Alongside these groups stand consumer-oriented companies, known in Asia as quality brands in everything from cosmetics (Shiseido) to baby bottles (Pigeon). In services too there are class acts, such as Rakuten (Japan’s Amazon) and Don Quijote, an innovative discount store chain with a market stall vibe.

Of course, not everything works well. Battered by the country’s post-1989 crisis, banks retain a Dickensian reliance on paperwork. The internet is chronically under-developed, held back by conservative laws and habits.

The pandemic is finally accelerating change, with companies and consumers going online and switching from cash to cards.

However, with ecommerce far ahead in China, the US and most of Europe, Japan is playing catch-up. For go-ahead Japanese that’s a disadvantage — but for internet investors it’s a gift. Nobody needs to reinvent the wheel. As Nicholas Weindling, manager of the JPMorgan Japan investment trust, says: “It’s like a film where you have already seen the end but Japan is only just getting the opening credits.”

Companies he likes include GMO, a cashless payment provider,, a legal document exchange service, and M3, an online medical diagnostics company.

Alongside such growth stocks, Japan also offers solid cyclical companies such as Toyota Motor, Sony and construction equipment maker Kubota.

Some Japanese groups even function as income stocks.

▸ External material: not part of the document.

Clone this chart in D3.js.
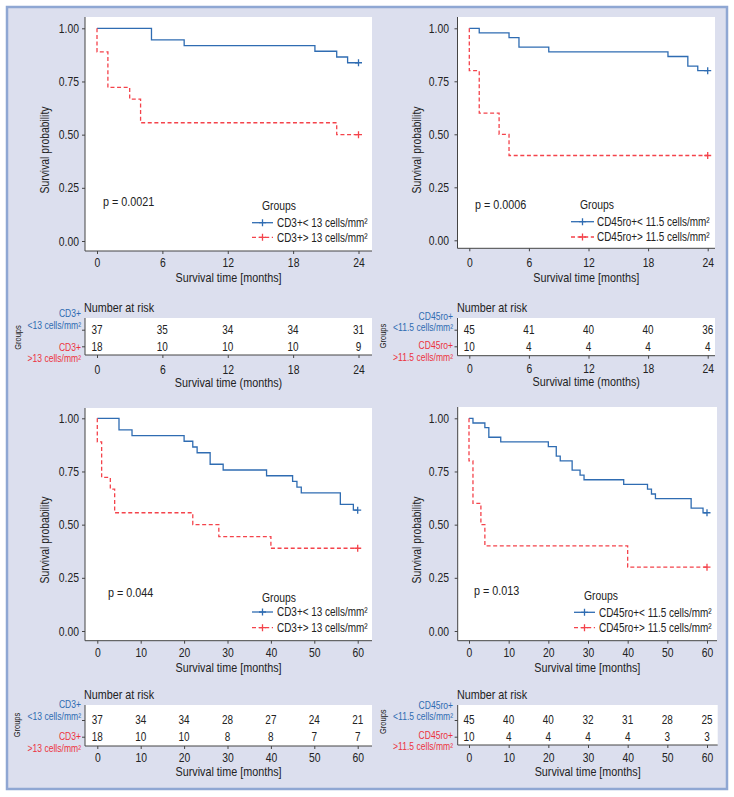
<!DOCTYPE html>
<html><head><meta charset="utf-8">
<script src="https://cdn.jsdelivr.net/npm/d3@7"></script>
<style>
html,body{margin:0;padding:0;background:#fff;}
svg{display:block;}
text{font-family:'Liberation Sans',Arial,Helvetica,sans-serif;fill:#222;}
</style></head>
<body>
<script>
// ---------------- DATA ----------------
// Panel A: CD3+, 24 months
const aLowTime  = [0, 5, 8, 20, 22, 23, 24];
const aLowSurv  = [1, 0.946, 0.919, 0.892, 0.865, 0.838, 0.838];
const aHighTime = [0, 0, 1, 3, 4, 22, 24];
const aHighSurv = [1, 0.889, 0.722, 0.667, 0.556, 0.5, 0.5];
const aRiskTimes = [0, 6, 12, 18, 24];
const aRiskLow   = [37, 35, 34, 34, 31];
const aRiskHigh  = [18, 10, 10, 10, 9];

// Panel B: CD45ro+, 24 months
const bLowTime  = [0, 1, 4, 5, 8, 20, 22, 23, 24];
const bLowSurv  = [1, 0.978, 0.956, 0.911, 0.889, 0.867, 0.822, 0.8, 0.8];
const bHighTime = [0, 0, 1, 3, 4, 24];
const bHighSurv = [1, 0.8, 0.6, 0.5, 0.4, 0.4];
const bRiskTimes = [0, 6, 12, 18, 24];
const bRiskLow   = [45, 41, 40, 40, 36];
const bRiskHigh  = [10, 4, 4, 4, 4];

// Panel C: CD3+, 60 months
const cLowTime  = [0, 5, 8, 20, 22, 23, 26, 29, 39, 45, 46, 47, 56, 59, 60];
const cLowSurv  = [1, 0.946, 0.919, 0.892, 0.865, 0.838, 0.784, 0.757, 0.730, 0.703, 0.676, 0.649, 0.595, 0.568, 0.568];
const cHighTime = [0, 0, 1, 3, 4, 22, 28, 40, 60];
const cHighSurv = [1, 0.889, 0.722, 0.667, 0.556, 0.5, 0.444, 0.389, 0.389];
const cRiskTimes = [0, 10, 20, 30, 40, 50, 60];
const cRiskLow   = [37, 34, 34, 28, 27, 24, 21];
const cRiskHigh  = [18, 10, 10, 8, 8, 7, 7];

// Panel D: CD45ro+, 60 months
const dLowTime  = [0, 1, 4, 5, 8, 20, 22, 23, 26, 28, 29, 39, 45, 46, 47, 56, 59, 60];
const dLowSurv  = [1, 0.978, 0.956, 0.911, 0.889, 0.867, 0.822, 0.8, 0.756, 0.733, 0.711, 0.689, 0.667, 0.644, 0.622, 0.578, 0.556, 0.556];
const dHighTime = [0, 0, 1, 3, 4, 40, 60];
const dHighSurv = [1, 0.8, 0.6, 0.5, 0.4, 0.3, 0.3];
const dRiskTimes = [0, 10, 20, 30, 40, 50, 60];
const dRiskLow   = [45, 40, 40, 32, 31, 28, 25];
const dRiskHigh  = [10, 4, 4, 4, 4, 3, 3];

const yTicks = [0, 0.25, 0.5, 0.75, 1];
const pValues = ["p = 0.0021", "p = 0.0006", "p = 0.044", "p = 0.013"];
const cd3Legend  = ["CD3+< 13 cells/mm²", "CD3+> 13 cells/mm²"];
const cd45Legend = ["CD45ro+< 11.5 cells/mm²", "CD45ro+> 11.5 cells/mm²"];
const cd3Risk  = [["CD3+", "<13 cells/mm²"], ["CD3+", ">13 cells/mm²"]];
const cd45Risk = [["CD45ro+", "<11.5 cells/mm²"], ["CD45ro+", ">11.5 cells/mm²"]];

// ---------------- STYLE ----------------
const BLUE = "#2f6cb2", RED = "#f4434b";
const BLUE_T = "#2f6cb2", RED_T = "#ec3340";
const AXIS = "#444";
const SX = 0.83; // horizontal condensing of the font

const W = 734, H = 797;
const svg = d3.select("body").append("svg").attr("width", W).attr("height", H);
svg.append("rect").attr("x", 0).attr("y", 0).attr("width", W).attr("height", H).attr("fill", "#fff");
svg.append("rect").attr("x", 7).attr("y", 7).attr("width", 720).attr("height", 782)
  .attr("fill", "#dcdfee").attr("stroke", "#8fa7d3").attr("stroke-width", 2.5);

const panels = [
  { low:[aLowTime,aLowSurv], high:[aHighTime,aHighSurv], xmax:24, xticks:aRiskTimes,
    risk:[aRiskLow,aRiskHigh], legend:cd3Legend, riskLab:cd3Risk, p:pValues[0], riskTitle:"Survival time (months)",
    rect:[85,372,17,251], xr:[97,358.5], yr:[241,28.3], ytx:79, xtl:263, xtt:278, ylab:[45,150],
    pPos:[103,202], legT:[262,206], legRows:[222.7,237.3], legLine:[252,273], legText:277,
    rRect:[85,372,318,355], rRows:[329.7,346.3], nar:[84,308], rlabX:81, rlab:[[313.5,325.3],[347,358.3]],
    grp:[18,337.5], rtl:369.5, rtt:383 },
  { low:[bLowTime,bLowSurv], high:[bHighTime,bHighSurv], xmax:24, xticks:bRiskTimes,
    risk:[bRiskLow,bRiskHigh], legend:cd45Legend, riskLab:cd45Risk, p:pValues[1], riskTitle:"Survival time (months)",
    rect:[457.5,715,17,248.3], xr:[469.3,707.7], yr:[240.3,28.3], ytx:449, xtl:263, xtt:278, ylab:[417,150],
    pPos:[475,205], legT:[580,205], legRows:[221.7,237], legLine:[571,594], legText:597,
    rRect:[457.5,715,318,355.7], rRows:[329.7,346.3], nar:[457,308], rlabX:453, rlab:[[316.3,327.7],[345,356.7]],
    grp:[383.7,336], rtl:368.7, rtt:382 },
  { low:[cLowTime,cLowSurv], high:[cHighTime,cHighSurv], xmax:60, xticks:cRiskTimes,
    risk:[cRiskLow,cRiskHigh], legend:cd3Legend, riskLab:cd3Risk, p:pValues[2], riskTitle:"Survival time [months]",
    rect:[85,372,408,640.7], xr:[97.3,357.7], yr:[631,418.3], ytx:79, xtl:653, xtt:668, ylab:[45,540],
    pPos:[108,593], legT:[262,598], legRows:[612,627.7], legLine:[252,273], legText:277,
    rRect:[85,372,705,746], rRows:[720,736.7], nar:[84,695], rlabX:81, rlab:[[704.5,716],[736.3,748]],
    grp:[17,725], rtl:758, rtt:772 },
  { low:[dLowTime,dLowSurv], high:[dHighTime,dHighSurv], xmax:60, xticks:dRiskTimes,
    risk:[dRiskLow,dRiskHigh], legend:cd45Legend, riskLab:cd45Risk, p:pValues[3], riskTitle:"Survival time [months]",
    rect:[457.7,717,407,640.7], xr:[469,707], yr:[631,418.3], ytx:449, xtl:653, xtt:668, ylab:[417,540],
    pPos:[474,591], legT:[584,596], legRows:[612.3,627.7], legLine:[574,595], legText:599,
    rRect:[457.7,717.7,705,745], rRows:[720,736.7], nar:[457,695], rlabX:453, rlab:[[705,716],[734.8,746.3]],
    grp:[383.7,721.7], rtl:758, rtt:772 }
];

function plus(g, x, y, color, s) {
  g.append("path").attr("d", `M${x-s},${y}H${x+s}M${x},${y-s}V${y+s}`)
    .attr("stroke", color).attr("stroke-width", 1.3).attr("fill", "none");
}

panels.forEach(P => {
  const g = svg.append("g");
  const [rx0, rx1, ry0, ry1] = P.rect;
  g.append("rect").attr("x", rx0).attr("y", ry0).attr("width", rx1 - rx0).attr("height", ry1 - ry0).attr("fill", "#fff");

  const x = d3.scaleLinear().domain([0, P.xmax]).range(P.xr);
  const y = d3.scaleLinear().domain([0, 1]).range(P.yr);

  // axes
  const ya = g.append("g").attr("transform", `translate(${rx0},0)`)
    .call(d3.axisLeft(y).tickValues(yTicks).tickFormat(d3.format(".2f")).tickSize(3).tickPadding(3));
  ya.select(".domain").remove();
  ya.selectAll("line").attr("stroke", AXIS);
  ya.selectAll("text").attr("font-size", 12.5).attr("fill", "#222").attr("x", P.ytx - rx0);

  const xa = g.append("g").attr("transform", `translate(0,${ry1})`)
    .call(d3.axisBottom(x).tickValues(P.xticks).tickSize(3).tickPadding(3));
  xa.select(".domain").remove();
  xa.selectAll("line").attr("stroke", AXIS);
  xa.selectAll("text").attr("font-size", 12.5).attr("fill", "#222").attr("dy", null)
    .attr("y", P.xtl - ry1).attr("dominant-baseline", "central");

  g.append("path").attr("d", `M${rx0},${ry0}V${ry1}H${rx1}`).attr("stroke", AXIS).attr("stroke-width", 1).attr("fill", "none");

  // curves
  const line = d3.line().x(d => x(d[0])).y(d => y(d[1])).curve(d3.curveStepAfter);
  const series = [[P.low, BLUE, null], [P.high, RED, "4,2.6"]];
  series.forEach(([s, col, dash]) => {
    const pts = s[0].map((t, i) => [t, s[1][i]]);
    g.append("path").datum(pts).attr("d", line).attr("fill", "none")
      .attr("stroke", col).attr("stroke-width", 1.3).attr("stroke-dasharray", dash);
    const last = pts[pts.length - 1];
    plus(g, x(last[0]), y(last[1]), col, 3.5);
  });

  // titles
  g.append("text").attr("x", (rx0 + rx1) / 2).attr("y", P.xtt).attr("text-anchor", "middle")
    .attr("dominant-baseline", "central").attr("font-size", 13).text("Survival time [months]");
  g.append("text").attr("transform", `translate(${P.ylab[0]},${P.ylab[1]}) rotate(-90)`)
    .attr("text-anchor", "middle").attr("dominant-baseline", "central").attr("font-size", 12.5).text("Survival probability");

  g.append("text").attr("x", P.pPos[0]).attr("y", P.pPos[1]).attr("dominant-baseline", "central")
    .attr("font-size", 13).text(P.p);

  // legend
  g.append("text").attr("x", P.legT[0]).attr("y", P.legT[1]).attr("dominant-baseline", "central")
    .attr("font-size", 12.5).text("Groups");
  [[BLUE, null], [RED, "4,2.6"]].forEach(([col, dash], i) => {
    const ly = P.legRows[i];
    g.append("line").attr("x1", P.legLine[0]).attr("x2", P.legLine[1]).attr("y1", ly).attr("y2", ly)
      .attr("stroke", col).attr("stroke-width", 1.3).attr("stroke-dasharray", dash);
    plus(g, (P.legLine[0] + P.legLine[1]) / 2, ly, col, 3.5);
    g.append("text").attr("x", P.legText).attr("y", ly).attr("dominant-baseline", "central")
      .attr("font-size", 12).text(P.legend[i]);
  });

  // risk table
  const [tx0, tx1, ty0, ty1] = P.rRect;
  g.append("rect").attr("x", tx0).attr("y", ty0).attr("width", tx1 - tx0).attr("height", ty1 - ty0).attr("fill", "#fff");
  const ry = d3.scalePoint().domain(["low", "high"]).range(P.rRows);
  const rxa = g.append("g").attr("transform", `translate(0,${ty1})`)
    .call(d3.axisBottom(x).tickValues(P.xticks).tickSize(3).tickPadding(3));
  rxa.select(".domain").remove();
  rxa.selectAll("line").attr("stroke", AXIS);
  rxa.selectAll("text").attr("font-size", 12.5).attr("fill", "#222").attr("dy", null)
    .attr("y", P.rtl - ty1).attr("dominant-baseline", "central");
  const rya = g.append("g").attr("transform", `translate(${tx0},0)`)
    .call(d3.axisLeft(ry).tickSize(3).tickFormat(""));
  rya.select(".domain").remove();
  rya.selectAll("line").attr("stroke", AXIS);
  g.append("path").attr("d", `M${tx0},${ty0}V${ty1}H${tx1}`).attr("stroke", AXIS).attr("fill", "none");

  ["low", "high"].forEach((k, i) => {
    g.selectAll(null).data(P.xticks).enter().append("text")
      .attr("x", d => x(d)).attr("y", ry(k)).attr("text-anchor", "middle").attr("dominant-baseline", "central")
      .attr("font-size", 12).text((d, j) => P.risk[i][j]);
    const col = i === 0 ? BLUE_T : RED_T;
    P.riskLab[i].forEach((s, j) => {
      g.append("text").attr("x", P.rlabX).attr("y", P.rlab[i][j]).attr("text-anchor", "end")
        .attr("dominant-baseline", "central").attr("font-size", 10.3).style("fill", col).text(s);
    });
  });
  g.append("text").attr("x", P.nar[0]).attr("y", P.nar[1]).attr("dominant-baseline", "central")
    .attr("font-size", 13).text("Number at risk");
  g.append("text").attr("transform", `translate(${P.grp[0]},${P.grp[1]}) rotate(-90)`)
    .attr("text-anchor", "middle").attr("dominant-baseline", "central").attr("font-size", 9).text("Groups");
  g.append("text").attr("x", (tx0 + tx1) / 2).attr("y", P.rtt).attr("text-anchor", "middle")
    .attr("dominant-baseline", "central").attr("font-size", 13).text(P.riskTitle);
});

// condense every text horizontally (the reference uses a narrow typeface)
svg.selectAll("text").each(function () {
  const el = d3.select(this);
  const x0 = +el.attr("x") || 0;
  el.attr("x", x0 / SX);
  const tr = el.attr("transform") || "";
  el.attr("transform", (tr + ` scale(${SX},1)`).trim());
});
</script>
</body></html>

The dividend yield on the broad Topix index is 1.9 per cent, compared with 1.5 per cent on the US S&P 500. With bond yields low, these look a useful alternative. Buying individual Japanese shares can be complicated but UK investors can easily access the market through UK-quoted investment trusts and funds.

JPMorgan was not alone in performing well last year. The six Japan trusts covered by AIC/Morningstar data, generated average total returns to UK shareholders of 34.6 per cent. Over 10 years to 2020, the six trusts delivered average returns of 316 per cent.

Open-ended funds also did well, with the leading 10 Japanese company funds tracked by Morningstar delivering average returns of 36.2 per cent last year, and the top fund, Comgest Growth Japan, 40.6 per cent. Altogether 154 large Japanese company funds returned 11.4 per cent. These results directly reflect the performance of the shares bought. The investment trust performance has been better because their own share prices have also risen on top of the portfolio gains.

These managers comfortably beat the market — the Topix index doubled over 2011-20, including a 4.8 per cent rise last year. That’s no guarantee of future performance, of course, but for the past decade the managers earned their keep.

While timing a market is always a gamble, Tokyo now has promising tailwinds. Japan has managed the pandemic effectively, is implementing vaccination and looks well-placed to join the economic recovery gathering pace in east Asia. The Bank of Japan is not only pouring cheap money into the economy like other central banks, but also buying huge chunks of listed stocks through liquidity-creating funds. Analysts expect upward corporate earnings revisions.

It won’t bring back the 1980s. But it could be enough to create interesting investment opportunities.